The plurality's reworking of our interpretive approach is all the more troubling because it is unnecessary. This is not a case in which we face a "new" kind of interest, one that requires us to consider for the first time whether the Constitution protects it. On the contrary, we confront an interest -- that of a parent and child in their relationship with each other -- that was among the first that this Court acknowledged in its cases defining the "liberty" protected by the Constitution. Where the interest under consideration is a parent-child relationship, we need not ask, over and over again, whether that interest is one that society traditionally protects.

Thus, to describe the issue in this case as whether the relationship existing between Michael and Victoria "has been treated as a protected family unit under the historic practices of our society, or whether on any other basis it has been accorded special protection,"  is to reinvent the wheel. The better approach -- indeed, the one commanded by our prior cases and by common sense -- is to ask whether the specific parent-child relationship under consideration is close enough to the interests that we already have protected to be deemed an aspect of "liberty" as well. On the facts before us, therefore, the question is not what "level of generality" should be used to describe the relationship between Michael and Victoria,  but whether the relationship under consideration is sufficiently substantial to qualify as a liberty interest under our prior cases....

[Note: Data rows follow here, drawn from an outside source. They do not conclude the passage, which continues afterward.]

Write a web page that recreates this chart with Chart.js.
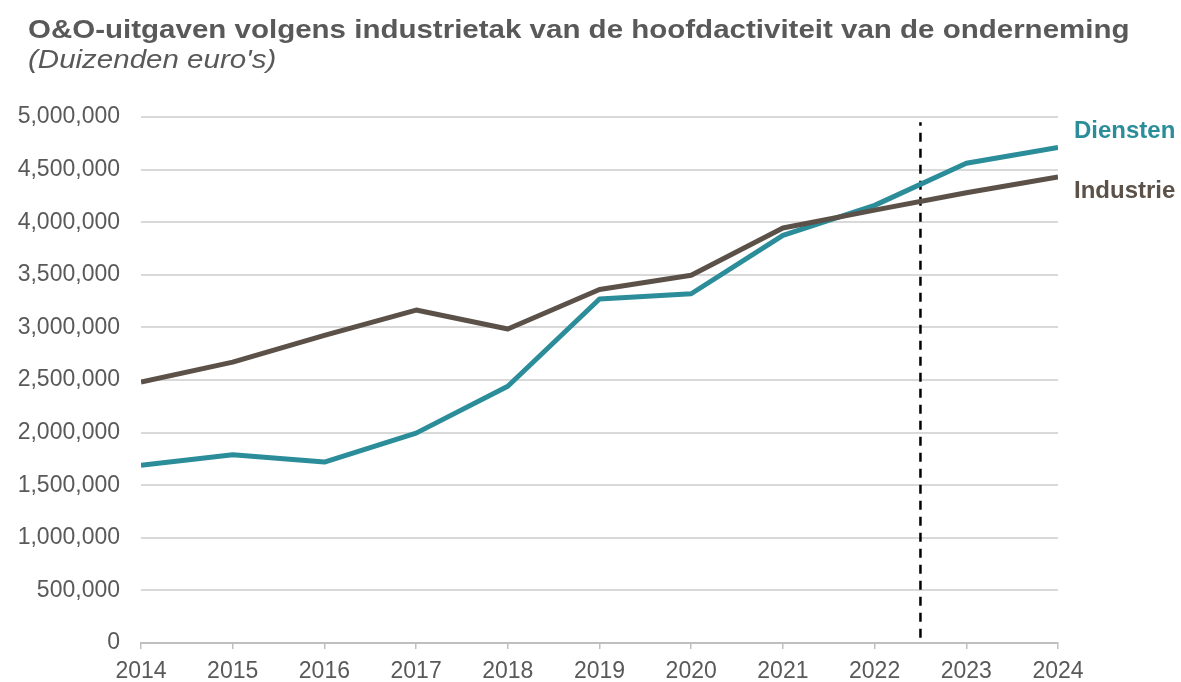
<!DOCTYPE html>
<html>
<head>
<meta charset="utf-8">
<script src="https://cdn.jsdelivr.net/npm/chart.js@4.4.1/dist/chart.umd.min.js"></script>
<style>
  html, body { margin: 0; padding: 0; background: #fff; }
  #wrap { position: relative; width: 1181px; height: 682px; }
  #title {
    position: absolute; left: 28px; top: 15px; white-space: nowrap;
    font: bold 25px "Liberation Sans", Arial, sans-serif; color: #595959;
    transform: scaleX(1.18); transform-origin: left top;
  }
  #subtitle {
    position: absolute; left: 28px; top: 45px; white-space: nowrap;
    font: italic 25px "Liberation Sans", Arial, sans-serif; color: #595959;
    transform: scaleX(1.18); transform-origin: left top;
  }
  canvas { position: absolute; left: 0; top: 0; }
</style>
</head>
<body>
<div id="wrap">
  <canvas id="chart" width="1181" height="682"></canvas>
  <div id="title">O&amp;O-uitgaven volgens industrietak van de hoofdactiviteit van de onderneming</div>
  <div id="subtitle">(Duizenden euro's)</div>
</div>
<script>
// years on the x axis
const years = [2014, 2015, 2016, 2017, 2018, 2019, 2020, 2021, 2022, 2023, 2024];

// R&D spending, thousands of euros
const diensten = [1690000, 1790000, 1720000, 1995000, 2440000, 3270000, 3320000, 3875000, 4160000, 4560000, 4710000];
const industrie = [2480000, 2670000, 2925000, 3165000, 2985000, 3360000, 3495000, 3945000, 4115000, 4280000, 4430000];

// dashed divider between realised and forecast years
const dividerYear = 2022.5;
const dividerRange = [50000, 4950000];

const yMax = 5000000;
const yStep = 500000;

const TEAL = '#2b8d99';
const BROWN = '#5b5148';
const GREY_TEXT = '#595959';

const toPoints = (vals) => vals.map((v, i) => ({ x: years[i], y: v }));

// series name written next to the last point
const endLabels = {
  id: 'endLabels',
  afterDatasetsDraw(chart) {
    const ctx = chart.ctx;
    chart.data.datasets.forEach((ds, i) => {
      if (!ds.endLabel) return;
      const meta = chart.getDatasetMeta(i);
      const last = meta.data[meta.data.length - 1];
      ctx.save();
      ctx.font = 'bold 24px "Liberation Sans", Arial, sans-serif';
      ctx.fillStyle = ds.borderColor;
      ctx.textBaseline = 'middle';
      ctx.textAlign = 'left';
      ctx.fillText(ds.label, last.x + 16, last.y + ds.endLabel.dy);
      ctx.restore();
    });
  }
};

new Chart(document.getElementById('chart'), {
  type: 'line',
  data: {
    datasets: [
      {
        label: 'Industrie',
        data: toPoints(industrie),
        borderColor: BROWN,
        borderWidth: 5,
        pointRadius: 0,
        tension: 0,
        borderJoinStyle: 'round',
        endLabel: { dy: 14 },
      },
      {
        label: 'Diensten',
        data: toPoints(diensten),
        borderColor: TEAL,
        borderWidth: 5,
        pointRadius: 0,
        tension: 0,
        borderJoinStyle: 'round',
        endLabel: { dy: -16 },
      },
      {
        label: 'divider',
        data: dividerRange.map((v) => ({ x: dividerYear, y: v })),
        borderColor: '#000',
        borderWidth: 2.5,
        borderDash: [9, 7],
        pointRadius: 0,
      },
    ],
  },
  options: {
    responsive: false,
    animation: false,
    layout: { padding: { left: 15, right: 123, top: 117, bottom: 0 } },
    plugins: {
      legend: { display: false },
      tooltip: { enabled: false },
    },
    scales: {
      x: {
        type: 'linear',
        min: years[0],
        max: years[years.length - 1],
        afterFit: (scale) => { scale.height = 39; },
        ticks: {
          stepSize: 1,
          padding: 9,
          color: GREY_TEXT,
          font: { family: '"Liberation Sans", Arial, sans-serif', size: 23 },
          callback: (v) => String(v),
        },
        grid: { drawOnChartArea: false, drawTicks: true, tickLength: 6, color: '#bfbfbf', lineWidth: 1.5 },
        border: { color: '#bfbfbf', width: 2 },
      },
      y: {
        min: 0,
        max: yMax,
        afterFit: (scale) => { scale.width = 126; },
        ticks: {
          stepSize: yStep,
          padding: 21,
          color: GREY_TEXT,
          font: { family: '"Liberation Sans", Arial, sans-serif', size: 23 },
          callback: (v) => v.toLocaleString('en-US'),
        },
        grid: { drawTicks: false, color: '#d9d9d9', lineWidth: 2 },
        border: { display: false },
      },
    },
  },
  plugins: [endLabels],
});
</script>
</body>
</html>
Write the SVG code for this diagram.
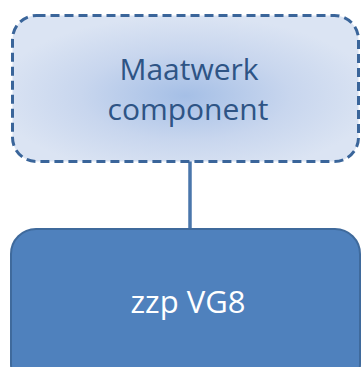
<svg xmlns="http://www.w3.org/2000/svg" width="362" height="367" viewBox="0 0 362 367">
<defs>
<radialGradient id="g1" cx="50%" cy="55%" r="55%">
<stop offset="0" stop-color="#a5bfe6"/>
<stop offset="0.55" stop-color="#c8d6ee"/>
<stop offset="1" stop-color="#dbe4f3"/>
</radialGradient>
</defs>
<style>
.t{font-family:"Open Sans","Liberation Sans",sans-serif;text-anchor:middle}
</style>
<rect width="362" height="367" fill="#ffffff"/>
<g id="connectors">
<line x1="190" y1="161" x2="190" y2="230" stroke="#4a76ab" stroke-width="3.5"/>
</g>
<g id="node-maatwerk">
<rect x="12.5" y="15.5" width="346" height="146" rx="24" ry="24" fill="url(#g1)" stroke="#3a659a" stroke-width="3" stroke-dasharray="9,5"/>
<text class="t" x="189" y="80" font-size="30" fill="#2e5485">Maatwerk</text>
<text class="t" x="188" y="120" font-size="30" fill="#2e5485">component</text>
</g>
<g id="node-zzp">
<rect x="11" y="229" width="349" height="160" rx="25" ry="25" fill="#4f81bd" stroke="#3f6a9c" stroke-width="2"/>
<text class="t" x="188" y="313" font-size="31" fill="#ffffff">zzp VG8</text>
</g>
</svg>
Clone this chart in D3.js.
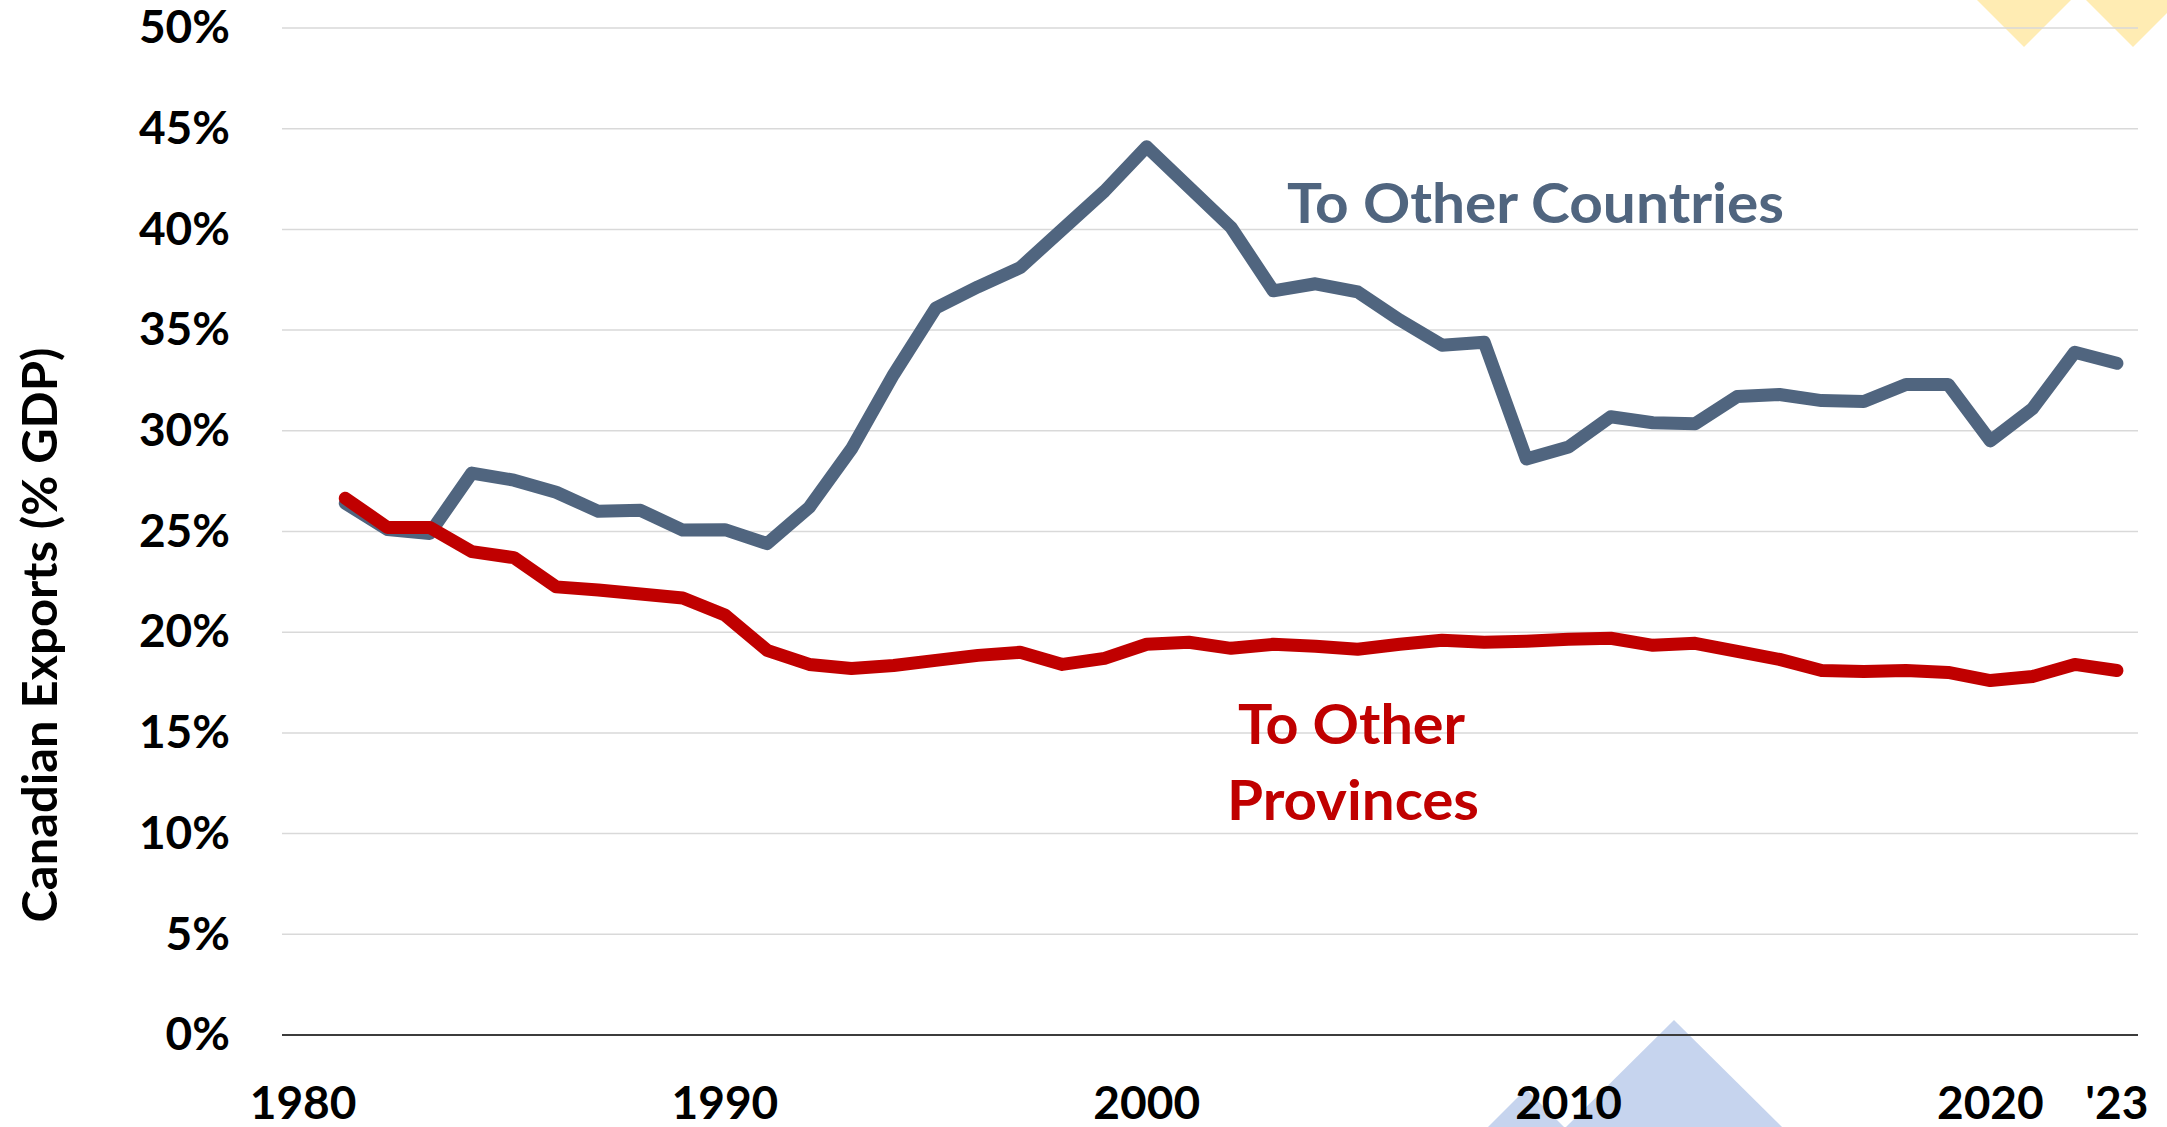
<!DOCTYPE html>
<html>
<head>
<meta charset="utf-8">
<script src="https://cdn.jsdelivr.net/npm/d3@7"></script>
<style>
  body { margin: 0; background: #fff; }
  svg { display: block; font-family: Lato, "Open Sans", sans-serif; font-weight: 700; }
</style>
</head>
<body>
<div id="chart"></div>
<script>
(function(d3) {

// categories (years on the axis) and data years
var axisYears = [1980, 1981, 1982, 1983, 1984, 1985, 1986, 1987, 1988, 1989,
  1990, 1991, 1992, 1993, 1994, 1995, 1996, 1997, 1998, 1999,
  2000, 2001, 2002, 2003, 2004, 2005, 2006, 2007, 2008, 2009,
  2010, 2011, 2012, 2013, 2014, 2015, 2016, 2017, 2018, 2019,
  2020, 2021, 2022, 2023];
var years = axisYears.slice(1);

// exports to other countries, % of GDP (1981-2023)
var toCountries = [26.4, 25.1, 24.9, 27.9, 27.55, 26.95, 26.0, 26.05, 25.07, 25.09,
  24.4, 26.2, 29.1, 32.8, 36.1, 37.15, 38.1, 40.0, 41.9, 44.1,
  42.1, 40.1, 36.95, 37.3, 36.9, 35.5, 34.25, 34.4, 28.6, 29.2,
  30.7, 30.4, 30.35, 31.7, 31.8, 31.5, 31.45, 32.3, 32.3, 29.5,
  31.1, 33.9, 33.35];

// exports to other provinces, % of GDP (1981-2023)
var toProvinces = [26.65, 25.2, 25.2, 24.0, 23.7, 22.25, 22.1, 21.9, 21.7, 20.85,
  19.1, 18.4, 18.2, 18.35, 18.6, 18.85, 19.0, 18.4, 18.7, 19.4,
  19.5, 19.2, 19.4, 19.3, 19.15, 19.4, 19.6, 19.5, 19.55, 19.65,
  19.7, 19.35, 19.45, 19.05, 18.65, 18.1, 18.05, 18.1, 18.0, 17.6,
  17.8, 18.4, 18.1];

// tick labels
var yTicks = [0, 5, 10, 15, 20, 25, 30, 35, 40, 45, 50];
var xTicks = [1980, 1990, 2000, 2010, 2020, 2023];
var xTickLabels = ['1980', '1990', '2000', '2010', '2020', "'23"];

var width = 2167,
    height = 1127,
    left = 282, right = 2138, top = 28, bottom = 1035;

var blue = '#50657f',
    red = '#c00000';

var svg = d3.select('#chart')
  .append('svg')
  .attr('width', width)
  .attr('height', height);

// background decoration triangles
var deco = svg.append('g');
deco.append('path').attr('d', 'M1977,0 L2071,0 L2024,47 Z').attr('fill', '#ffecb3');
deco.append('path').attr('d', 'M2086,0 L2180,0 L2133,47 Z').attr('fill', '#ffecb3');
deco.append('path').attr('d', 'M1488,1127 L1526,1089 L1564,1127 Z').attr('fill', '#c6d4ee');
deco.append('path').attr('d', 'M1566,1127 L1674,1020 L1782,1127 Z').attr('fill', '#c6d4ee');

var x = d3.scaleBand()
  .domain(axisYears)
  .range([left, right]);

function cx(yr) { return x(yr) + x.bandwidth() / 2; }

var y = d3.scaleLinear()
  .domain([0, 50])
  .range([bottom, top]);

// gridlines
svg.append('g')
  .selectAll('line')
  .data(yTicks.filter(function(t) { return t > 0; }))
  .enter()
  .append('line')
  .attr('x1', left)
  .attr('x2', right)
  .attr('y1', function(d) { return y(d); })
  .attr('y2', function(d) { return y(d); })
  .attr('stroke', '#d9d9d9')
  .attr('stroke-width', 1.5);

// zero axis
svg.append('line')
  .attr('x1', left).attr('x2', right)
  .attr('y1', y(0)).attr('y2', y(0))
  .attr('stroke', '#3c3c3c')
  .attr('stroke-width', 2);

// y axis labels
var yAxis = svg.append('g')
  .attr('transform', 'translate(' + left + ',0)')
  .call(d3.axisLeft(y)
    .tickValues(yTicks)
    .tickSize(0)
    .tickPadding(52)
    .tickFormat(function(d) { return d + '%'; }));
yAxis.select('.domain').remove();
yAxis.selectAll('text')
  .attr('font-family', 'Lato, sans-serif')
  .attr('font-weight', 700)
  .attr('font-size', 46)
  .attr('fill', '#000');

// x axis labels
var xAxis = svg.append('g')
  .attr('transform', 'translate(0,' + bottom + ')')
  .call(d3.axisBottom(x)
    .tickValues(xTicks)
    .tickSize(0)
    .tickPadding(51)
    .tickFormat(function(d, i) { return xTickLabels[i]; }));
xAxis.select('.domain').remove();
xAxis.selectAll('text')
  .attr('font-family', 'Lato, sans-serif')
  .attr('font-weight', 700)
  .attr('font-size', 46)
  .attr('fill', '#000');

// y axis title
svg.append('text')
  .attr('transform', 'translate(57,635) rotate(-90)')
  .attr('text-anchor', 'middle')
  .attr('font-size', 48)
  .attr('fill', '#000')
  .attr('textLength', 575)
  .attr('lengthAdjust', 'spacingAndGlyphs')
  .text('Canadian Exports (% GDP)');

var line = d3.line()
  .x(function(d) { return cx(d[0]); })
  .y(function(d) { return y(d[1]); });

svg.append('path')
  .datum(d3.zip(years, toCountries))
  .attr('d', line)
  .attr('fill', 'none')
  .attr('stroke', blue)
  .attr('stroke-width', 13)
  .attr('stroke-linejoin', 'round')
  .attr('stroke-linecap', 'round');

svg.append('path')
  .datum(d3.zip(years, toProvinces))
  .attr('d', line)
  .attr('fill', 'none')
  .attr('stroke', red)
  .attr('stroke-width', 13)
  .attr('stroke-linejoin', 'round')
  .attr('stroke-linecap', 'round');

// series labels
svg.append('text')
  .attr('x', 1287).attr('y', 223)
  .attr('font-size', 56)
  .attr('fill', blue)
  .attr('textLength', 497)
  .attr('lengthAdjust', 'spacingAndGlyphs')
  .text('To Other Countries');

svg.append('text')
  .attr('x', 1238).attr('y', 744)
  .attr('font-size', 56)
  .attr('fill', red)
  .attr('textLength', 227)
  .attr('lengthAdjust', 'spacingAndGlyphs')
  .text('To Other');

svg.append('text')
  .attr('x', 1227).attr('y', 820)
  .attr('font-size', 56)
  .attr('fill', red)
  .attr('textLength', 252)
  .attr('lengthAdjust', 'spacingAndGlyphs')
  .text('Provinces');

})(window.d3);
</script>
</body>
</html>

The atmosphere surrounding today's decision is one of make-believe. Beginning with the suggestion that the situation confronting us here does not repeat itself every day in every corner of the country, moving on to the claim that it is tradition alone that supplies the details of the liberty that the Constitution protects, and passing finally to the notion that the Court always has recognized a cramped vision of "the family," today's decision lets stand California's pronouncement that Michael -- whom blood tests show to a 98 percent probability to be Victoria's father -- is not Victoria's father. When and if the Court awakes to reality, it will find a world very different from the one it expects.

JUSTICE WHITE, with whom JUSTICE BRENNAN joins, dissenting [omitted].